The next step was to convert some of the existing gobelet vines at Miravalle to the vertical structure. This was not difficult, though the spurs had already been positioned a bit farther apart than was ideal. The system worked well. We were excited at how the structure solved the vigor problem in his six foot planting. ( It did so well that the four acre block has now been inter-planted to a three foot spacing within the rows.)
Vineyard replanting began in earnest in 1998. Over 20 acres of vertical gobelet were planted around the old La Perla Winery on a meter spacing at 4,050 vines per acre. About 60 acres have been replanted to the vertical gobelet at meter by meter and one half spacing, or 2700 vines per acre. About 20 acres remain at La Perla and 10 acres remain at Miravalle to be replanted. Because of the greater sunshine in California and their concern about back injuries from stooping by the vineyard worker, Spring Mountain does not train the vines as close to the ground as they are found in the Rhone.
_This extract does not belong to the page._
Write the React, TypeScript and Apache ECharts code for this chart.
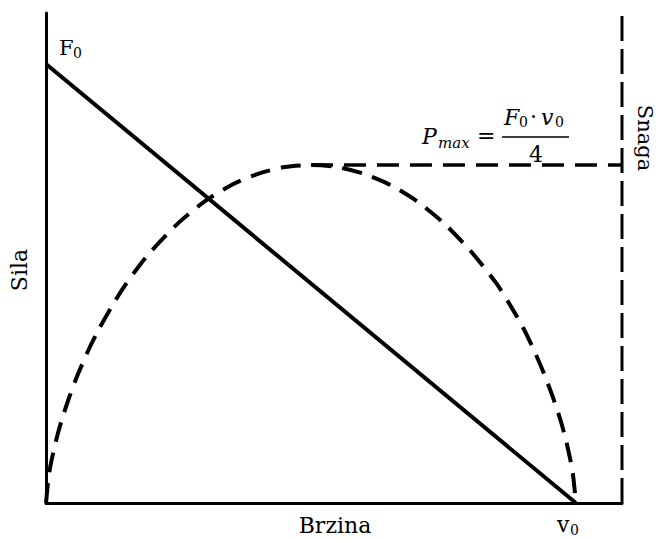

Spring Mountain feels that five good feet of vine shoot growth provides plenty of leaf area to ripen a few clusters per vine.
The first crop from the new vertical gobelet at La Perla was harvested on September 8, 2000. Spring Mountain Vineyard believes that September 8th will be, for them, the dawn of another age of viticulture on Spring Mountain. Viticulture that is at once new, and yet, very old.